The best-characterized activity of the COOH-terminal domain of Tir is its ability to bind the SH2 domain of Nck, a host adaptor protein required for EPEC pedestal formation (Gruenheid et al., 2001
; Campellone et al., 2002
). Nck is also critical for actin pedestal formation initiated by ectopically expressed TirMC, and clustering of this Tir derivative triggers recruitment of Nck, N-WASP, and the Arp2/3 actin-nucleating complex, the mammalian components necessary for pedestal formation. Moreover, we found that the minimal Nck-binding phosphopeptide derived from Tir, by itself, is sufficient to stimulate actin assembly in Xenopus
extracts after immobilization on beads. We cannot rule out the possibility that domains in the COOH terminus of Tir other than the Nck-binding sequence may also contribute to actin assembly, or that the requirements for actin polymerization in vitro may be different than at the membrane of intact cells. Nevertheless, these results support a remarkably simple model for pedestal formation, i.e., the ultimate role of the type III secretion apparatus, intimin, and Tir in actin assembly is to cluster a 12-residue Nck-binding site beneath the plasma membrane. This sequence, after being tyrosine phosphorylated by host kinases, is sufficient to trigger a signaling cascade leading to localized actin polymerization. This model implies that all other components required for actin assembly are recruited subsequent to engagement of Nck by the Tir phosphopeptide.
It is not yet clear if actin assembly is simply a consequence of a high local concentration of Nck, or whether Tir-binding by Nck somehow “activates” the adaptor for downstream signaling. Interestingly, a derivative of TirMC in which the cytoplasmic COOH terminus was replaced with Nck failed to stimulate actin assembly after clustering beneath the plasma membrane (unpublished data), and GST-Nck–coated latex beads did not trigger actin tail formation in Xenopus extracts (Ho, H., personal communication; unpublished data). These results suggest that the recruitment of Nck, specifically by Tir, may be critical for triggering localized actin assembly.

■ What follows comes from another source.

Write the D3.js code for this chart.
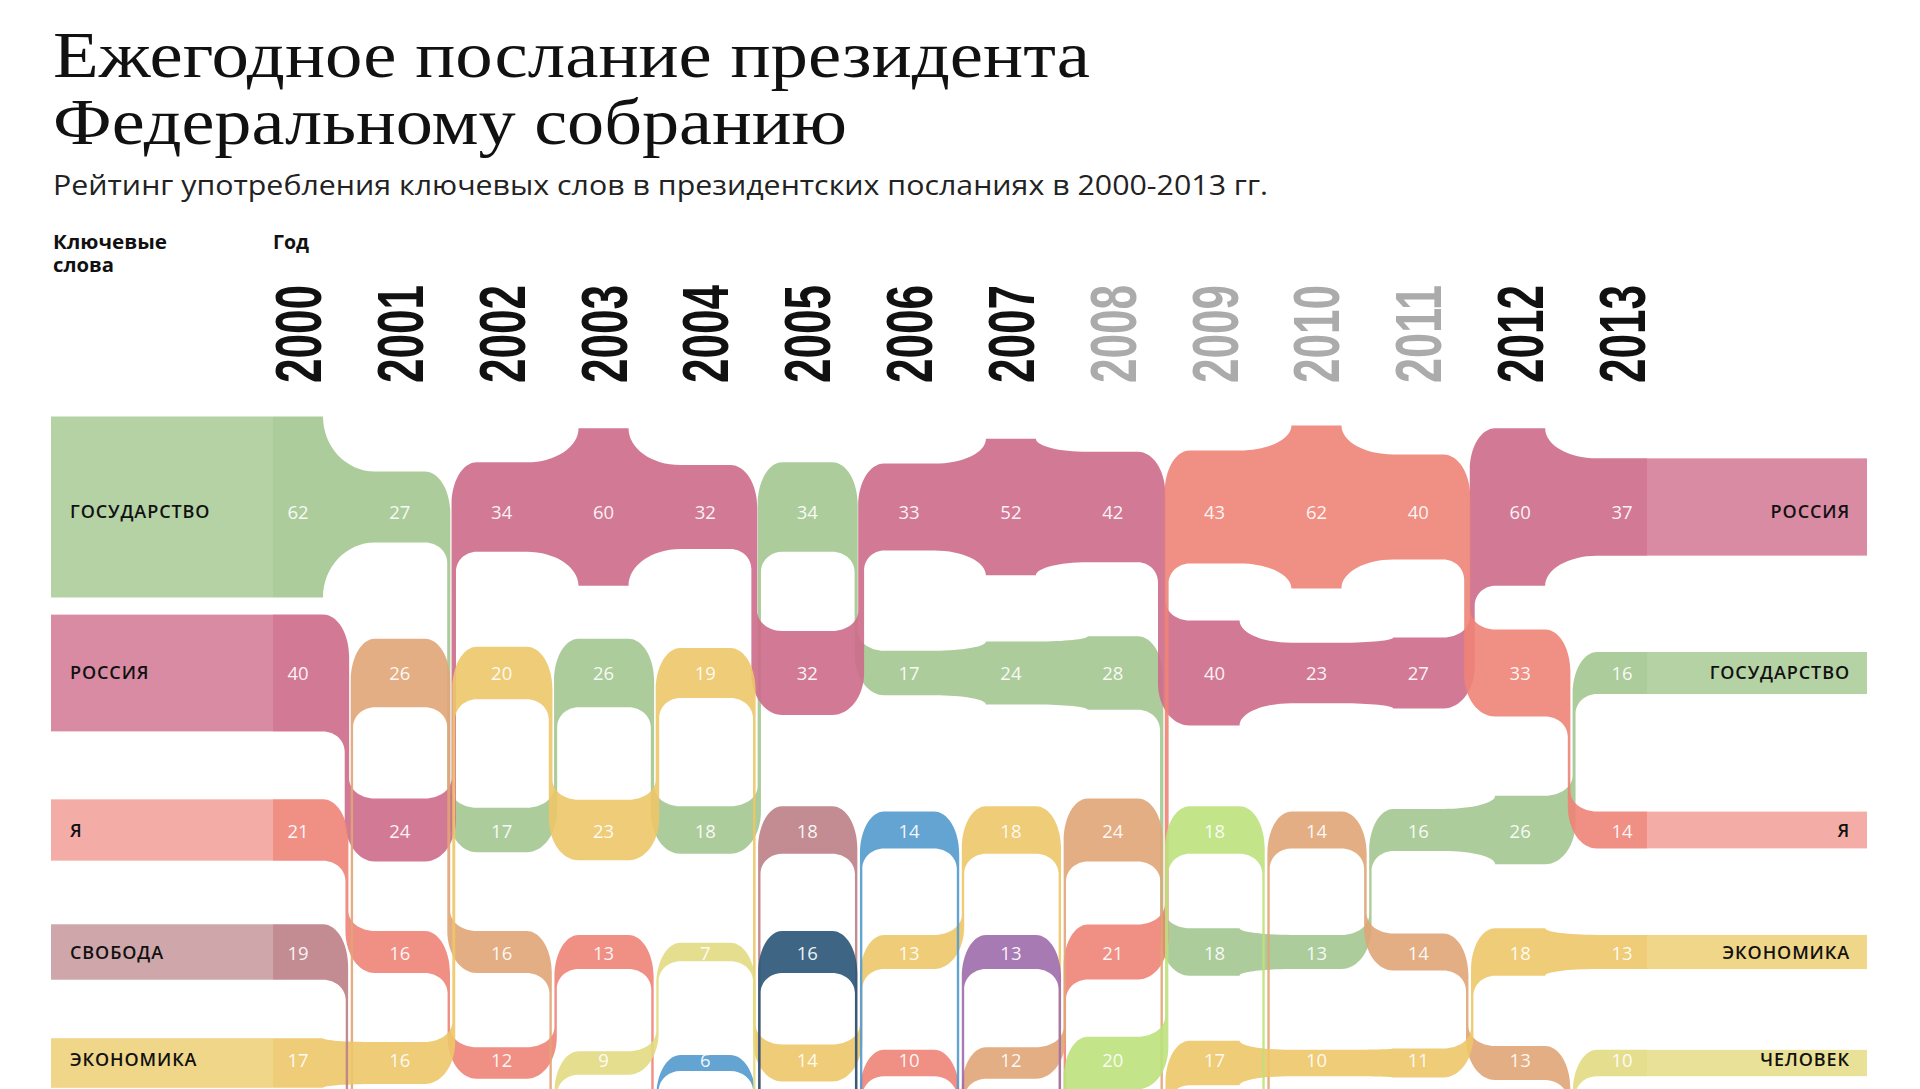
<!DOCTYPE html>
<html>
<head>
<meta charset="utf-8">
<script src="https://cdn.jsdelivr.net/npm/d3@7"></script>
<style>
  body { margin: 0; background: #fff; }
</style>
</head>
<body>
<svg id="chart" width="1920" height="1089"></svg>
<script>
// data: top-5 keywords per year (rank 1 at the top)
const years = [2000, 2001, 2002, 2003, 2004, 2005, 2006, 2007, 2008, 2009, 2010, 2011, 2012, 2013];
const mutedYears = [2008, 2009, 2010, 2011];

const rank1 = ["ГОСУДАРСТВО", "ГОСУДАРСТВО", "РОССИЯ", "РОССИЯ", "РОССИЯ", "ГОСУДАРСТВО", "РОССИЯ", "РОССИЯ", "РОССИЯ", "Я", "Я", "Я", "РОССИЯ", "РОССИЯ"];
const rank1Values = [62, 27, 34, 60, 32, 34, 33, 52, 42, 43, 62, 40, 60, 37];

const rank2 = ["РОССИЯ", "tan", "ЭКОНОМИКА", "ГОСУДАРСТВО", "ЭКОНОМИКА", "РОССИЯ", "ГОСУДАРСТВО", "ГОСУДАРСТВО", "ГОСУДАРСТВО", "РОССИЯ", "РОССИЯ", "РОССИЯ", "Я", "ГОСУДАРСТВО"];
const rank2Values = [40, 26, 20, 26, 19, 32, 17, 24, 28, 40, 23, 27, 33, 16];

const rank3 = ["Я", "РОССИЯ", "ГОСУДАРСТВО", "ЭКОНОМИКА", "ГОСУДАРСТВО", "СВОБОДА", "blue", "ЭКОНОМИКА", "tan", "lime", "tan", "ГОСУДАРСТВО", "ГОСУДАРСТВО", "Я"];
const rank3Values = [21, 24, 17, 23, 18, 18, 14, 18, 24, 18, 14, 16, 26, 14];

const rank4 = ["СВОБОДА", "Я", "tan", "Я", "ЧЕЛОВЕК", "navy", "ЭКОНОМИКА", "purple", "Я", "ГОСУДАРСТВО", "ГОСУДАРСТВО", "tan", "ЭКОНОМИКА", "ЭКОНОМИКА"];
const rank4Values = [19, 16, 16, 13, 7, 16, 13, 13, 21, 18, 13, 14, 18, 13];

const rank5 = ["ЭКОНОМИКА", "ЭКОНОМИКА", "Я", "ЧЕЛОВЕК", "blue", "ЭКОНОМИКА", "Я", "tan", "lime", "ЭКОНОМИКА", "ЭКОНОМИКА", "ЭКОНОМИКА", "tan", "ЧЕЛОВЕК"];
const rank5Values = [17, 16, 12, 9, 6, 14, 10, 12, 20, 17, 10, 11, 13, 10];

const rankWords = [rank1, rank2, rank3, rank4, rank5];
const rankValues = [rank1Values, rank2Values, rank3Values, rank4Values, rank5Values];

// styles
const palette = {
  "ГОСУДАРСТВО": { cell: "#adcd9c", label: "#b4d2a4" },
  "РОССИЯ":      { cell: "#d27a95", label: "#d98ba3" },
  "Я":           { cell: "#f08f85", label: "#f4aca6" },
  "СВОБОДА":     { cell: "#c28d92", label: "#cfa7ab" },
  "ЭКОНОМИКА":   { cell: "#efcd77", label: "#f0d688" },
  "ЧЕЛОВЕК":     { cell: "#e5de8f", label: "#e8e197" },
  "tan":         { cell: "#e3ae85" },
  "blue":        { cell: "#64a4d3" },
  "navy":        { cell: "#3e6685" },
  "purple":      { cell: "#a87bb4" },
  "lime":        { cell: "#c4e489" }
};
const alpha = 0.9;
function baseColor(hex) {
  const c = d3.rgb(hex);
  const f = v => Math.max(0, Math.round((v - 255 * (1 - alpha)) / alpha));
  return d3.rgb(f(c.r), f(c.g), f(c.b)).formatHex();
}

const svg = d3.select("#chart");

// layout
const x = d3.scalePoint().domain(years).range([298, 1622]);
const rowY = d3.scaleOrdinal().domain([0, 1, 2, 3, 4]).range([507, 673, 830, 952, 1063]);
const textY = d3.scaleOrdinal().domain([0, 1, 2, 3, 4]).range([512, 673, 831, 953, 1060]);
const thick = d3.scaleLinear().domain([0, 62]).range([0, 163]);
const thickFirst = d3.scaleLinear().domain([0, 62]).range([0, 181]);
const hw = 25;          // half width of a year cell
const OFF = { y: 1400, t: 20 };  // lower ranks, below the picture
const Ro = 42, Ri = 20; // corner radii of row changes

// ---- headers
svg.append("text")
  .attr("x", 53).attr("y", 77)
  .attr("font-family", "Liberation Serif, serif")
  .attr("font-size", 66)
  .attr("textLength", 1037).attr("lengthAdjust", "spacingAndGlyphs")
  .attr("fill", "#111")
  .text("Ежегодное послание президента");
svg.append("text")
  .attr("x", 53).attr("y", 144)
  .attr("font-family", "Liberation Serif, serif")
  .attr("font-size", 66)
  .attr("textLength", 794).attr("lengthAdjust", "spacingAndGlyphs")
  .attr("fill", "#111")
  .text("Федеральному собранию");
svg.append("text")
  .attr("x", 53).attr("y", 195)
  .attr("font-family", "Open Sans, sans-serif")
  .attr("font-size", 27)
  .attr("textLength", 1215).attr("lengthAdjust", "spacingAndGlyphs")
  .attr("fill", "#222")
  .text("Рейтинг употребления ключевых слов в президентских посланиях в 2000-2013 гг.");

const small = [["Ключевые", 53, 249, 114], ["слова", 53, 272, 61], ["Год", 273, 249, 36]];
small.forEach(([t, tx, ty, len]) => {
  svg.append("text")
    .attr("x", tx).attr("y", ty)
    .attr("font-family", "Open Sans, sans-serif")
    .attr("font-weight", 700)
    .attr("font-size", 19)
    .attr("textLength", len).attr("lengthAdjust", "spacingAndGlyphs")
    .attr("fill", "#111")
    .text(t);
});

svg.append("g").selectAll("text")
  .data(years)
  .join("text")
  .attr("transform", d => `translate(${x(d) + 23},383) rotate(-90)`)
  .attr("font-family", "Liberation Sans Narrow, Liberation Sans, sans-serif")
  .attr("font-weight", 700)
  .attr("font-size", 64)
  .attr("textLength", 98).attr("lengthAdjust", "spacingAndGlyphs")
  .attr("fill", d => mutedYears.includes(d) ? "#ababab" : "#111")
  .text(d => d);

// ---- ribbons
const words = Array.from(new Set(rankWords.flat()));

function positions(w) {
  return years.map((yr, i) => {
    for (let r = 0; r < 5; r++) {
      if (rankWords[r][i] === w) {
        const v = rankValues[r][i];
        return { row: r, y: rowY(r), t: (i === 0 ? thickFirst : thick)(v) };
      }
    }
    return { row: -1, y: OFF.y, t: OFF.t };
  });
}

// segments are cubic [p0, c1, c2, p1]
function lineSeg(p0, p1) { return [p0, p0, p1, p1]; }
function corner(p0, p1, startHorizontal) {
  const k = 0.552;
  if (startHorizontal)
    return [p0, [p0[0] + k * (p1[0] - p0[0]), p0[1]], [p1[0], p1[1] - k * (p1[1] - p0[1])], p1];
  return [p0, [p0[0], p0[1] + k * (p1[1] - p0[1])], [p1[0] - k * (p1[0] - p0[0]), p1[1]], p1];
}
function fillet(x0, y0, x1, y1, leftBigger) {
  if (Math.abs(y1 - y0) < 0.5) return [lineSeg([x0, y0], [x1, y1])];
  return [corner([x0, y0], [x1, y1], !leftBigger)];
}
function step(x0, y0, x1, y1, xv, r1, r2) {
  const dy = Math.abs(y1 - y0), s = Math.sign(y1 - y0);
  const f = Math.min(1, dy / (r1 + r2));
  const a = [xv, y0 + s * r1 * f], b = [xv, y1 - s * r2 * f];
  return [corner([x0, y0], a, true), lineSeg(a, b), corner(b, [x1, y1], false)];
}

function ribbonPath(pos) {
  const top = [], bot = [];
  pos.forEach((p, i) => {
    const xc = x(years[i]);
    const t0 = p.y - p.t / 2, b0 = p.y + p.t / 2;
    top.push(lineSeg([xc - hw, t0], [xc + hw, t0]));
    bot.push(lineSeg([xc - hw, b0], [xc + hw, b0]));
    if (i === pos.length - 1) return;
    const q = pos[i + 1];
    const x0 = xc + hw, x1 = x(years[i + 1]) - hw;
    const t1 = q.y - q.t / 2, b1 = q.y + q.t / 2;
    if (p.row === q.row) {
      const lb = p.t > q.t;
      top.push(...fillet(x0, t0, x1, t1, lb));
      bot.push(...fillet(x0, b0, x1, b1, lb));
    } else {
      const down = q.y > p.y;
      const hv = Math.max(1.2, Math.min(p.t, q.t) * 0.035);
      const xm = (x0 + x1) / 2 + (down ? -2 : 3);
      if (down) {
        top.push(...step(x0, t0, x1, t1, xm + hv, Ro, Ri));
        bot.push(...step(x0, b0, x1, b1, xm - hv, Ri, Ro));
      } else {
        top.push(...step(x0, t0, x1, t1, xm - hv, Ri, Ro));
        bot.push(...step(x0, b0, x1, b1, xm + hv, Ro, Ri));
      }
    }
  });
  const pt = p => p[0].toFixed(2) + "," + p[1].toFixed(2);
  let d = "M" + pt(top[0][0]);
  top.forEach(s => { d += "C" + pt(s[1]) + " " + pt(s[2]) + " " + pt(s[3]); });
  const rev = bot.slice().reverse().map(s => [s[3], s[2], s[1], s[0]]);
  d += "L" + pt(rev[0][0]);
  rev.forEach(s => { d += "C" + pt(s[1]) + " " + pt(s[2]) + " " + pt(s[3]); });
  return d + "Z";
}

svg.append("g").selectAll("path")
  .data(words)
  .join("path")
  .attr("d", w => ribbonPath(positions(w)))
  .attr("fill", w => baseColor(palette[w].cell))
  .attr("fill-opacity", alpha);

// ---- label blocks at both ends
const labelG = svg.append("g");
const last = years.length - 1;
rankWords.forEach((ws, r) => {
  const wFirst = ws[0], tFirst = thickFirst(rankValues[r][0]);
  labelG.append("rect")
    .attr("x", 51).attr("y", rowY(r) - tFirst / 2)
    .attr("width", x(years[0]) - hw - 51).attr("height", tFirst)
    .attr("fill", palette[wFirst].label);
  labelG.append("text")
    .attr("x", 70).attr("y", textY(r)).attr("dy", "0.36em")
    .attr("font-family", "Open Sans, sans-serif")
    .attr("font-weight", 600).attr("font-size", 18)
    .attr("letter-spacing", 0.9)
    .attr("fill", "#111")
    .text(wFirst);

  const wLast = ws[last], tLast = thick(rankValues[r][last]);
  labelG.append("rect")
    .attr("x", x(years[last]) + hw).attr("y", rowY(r) - tLast / 2)
    .attr("width", 1867 - x(years[last]) - hw).attr("height", tLast)
    .attr("fill", palette[wLast].label);
  labelG.append("text")
    .attr("x", 1850).attr("y", textY(r)).attr("dy", "0.36em")
    .attr("text-anchor", "end")
    .attr("font-family", "Open Sans, sans-serif")
    .attr("font-weight", 600).attr("font-size", 18)
    .attr("letter-spacing", 0.9)
    .attr("fill", "#111")
    .text(wLast);
});

// ---- values
const cells = [];
rankValues.forEach((vals, r) => vals.forEach((v, i) => cells.push({ r, year: years[i], v })));
svg.append("g").selectAll("text")
  .data(cells)
  .join("text")
  .attr("x", d => x(d.year))
  .attr("y", d => textY(d.r))
  .attr("dy", "0.36em")
  .attr("text-anchor", "middle")
  .attr("font-family", "Open Sans, sans-serif")
  .attr("font-size", 18.5)
  .attr("fill", "#fff")
  .attr("fill-opacity", 0.92)
  .text(d => d.v);
</script>
</body>
</html>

The SH2 domain of Nck also binds the tyrosine-phosphorylated membrane protein A36R of vaccinia virus, an interaction required for efficient actin tail formation by that pathogen (Frischknecht et al., 1999
). Our results suggest that recruitment of Nck by A36R, which contains a Nck-binding site nearly identical to that of Tir, may also be sufficient for initiation of actin assembly. After recruitment to the plasma membrane, the SH3 domains of Nck may interact directly with the proline-rich region of N-WASP (Rohatgi et al., 2001
), a protein required for actin assembly by both EPEC and vaccinia (Lommel et al., 2001
; Snapper et al., 2001
). However, this domain of N-WASP is dispensable for the generation of pedestals; rather, the WH1 (WASP–homology-1) domain seems to be critical for recruitment to sites of EPEC adherence (Lommel et al., 2001
). This observation suggests that EPEC signaling closely resembles the vaccinia pathway in which the interaction of Nck with N-WASP is apparently mediated by a third protein, WIP (WASP-interacting protein), which binds both to Nck and to the WH1 domain of N-WASP (Moreau et al., 2000
In addition to binding Tir and A36R, the SH2 domain of Nck binds at least 12 mammalian phosphoproteins, including many receptor tyrosine kinases such as EGFr, PDGFr, and VEGFr, as well as proteins downstream of tyrosine kinases, like Dok and IRS-3 (Buday et al., 2002
). The manner in which the signaling cascade exploited by the Tir phosphopeptide resembles pathways stimulated by engagement of these receptors remains to be determined. However, the establishment of easily manipulated experimental systems, such as Tir-expressing cells and peptide-coated beads in Xenopus
extracts, will greatly facilitate the further dissection of these pathways, leading to a more complete understanding of Nck signaling.